Thursday, 27 June 2013

#159: Stuck in Limbo

There's a reason why I haven't been blogging much lately, and that is that I am saving. Much of the beer I'm buying now is cheap, easily-accessible stuff that, as well as saving me cúpla Euro, also feeds into a collection of nice empty bottles for homebrewing. Yes, I intend to start homebrewing soon. That's where the savings are going, as well as a late summer visit to Amsterdam, Brussels and Munich (with a dash of Paris thrown in). Alas, Prague was a step too far...

So with beer heaven on the horizon and a seemingly constant stream of Spaten/Franziskaner getting me there, I haven't had a whole lot of interesting beers to write about. To amend this, I felt a short trip to the Franciscan Well was warranted.
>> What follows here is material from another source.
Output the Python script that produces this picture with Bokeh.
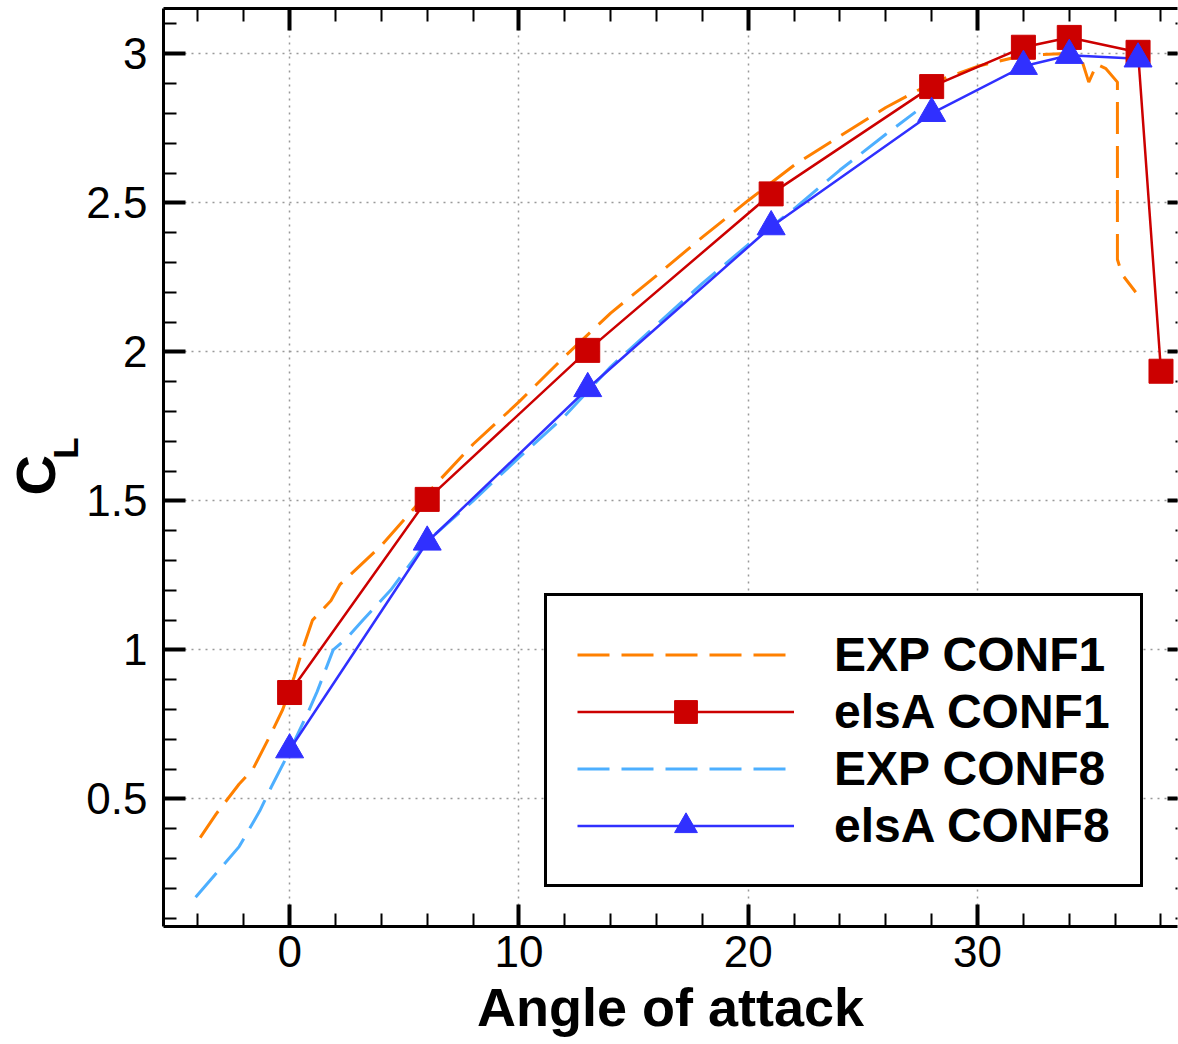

I forced myself to override the muscle memory that had me pointing towards the Rebel Red tap, and instead opted for Purgatory, the Anglo-American Pale Ale I'd yet to try. It's an instant winner, with candied tropical and citrus fruit allaying a nice pithy bitterness. It certainly leans toward the American side over the 'Anglo', and it's absolutely delicious. The aim of the evening was to try new things, but still I felt terrible passing up a second and third pint of this.

Next up was Preacher's Best Bitter, again, simply because I've never had it before. It didn't smell or taste of much, but it's light nutty malt profile and gentle hop bitterness made for an instantly forgettable experience. I'm glad I only got the half pint.

Finally, Shandon Stout. I've been kicking myself for missing out on Shandon Century Stout a couple of years ago, but this regular version is quite highly thought of too. Certainly it has the roasty and smoky notes I appreciate in an Irish dry stout, with even a hint of savoury character to the nose. It's milky, smooth and drinkable with the aforementioned highlights cropping up here and there, but ultimately it feels a touch light.

If you're in the Franciscan Well, pretty much anything on tap is a good bet. But Purgatory is just a better bet.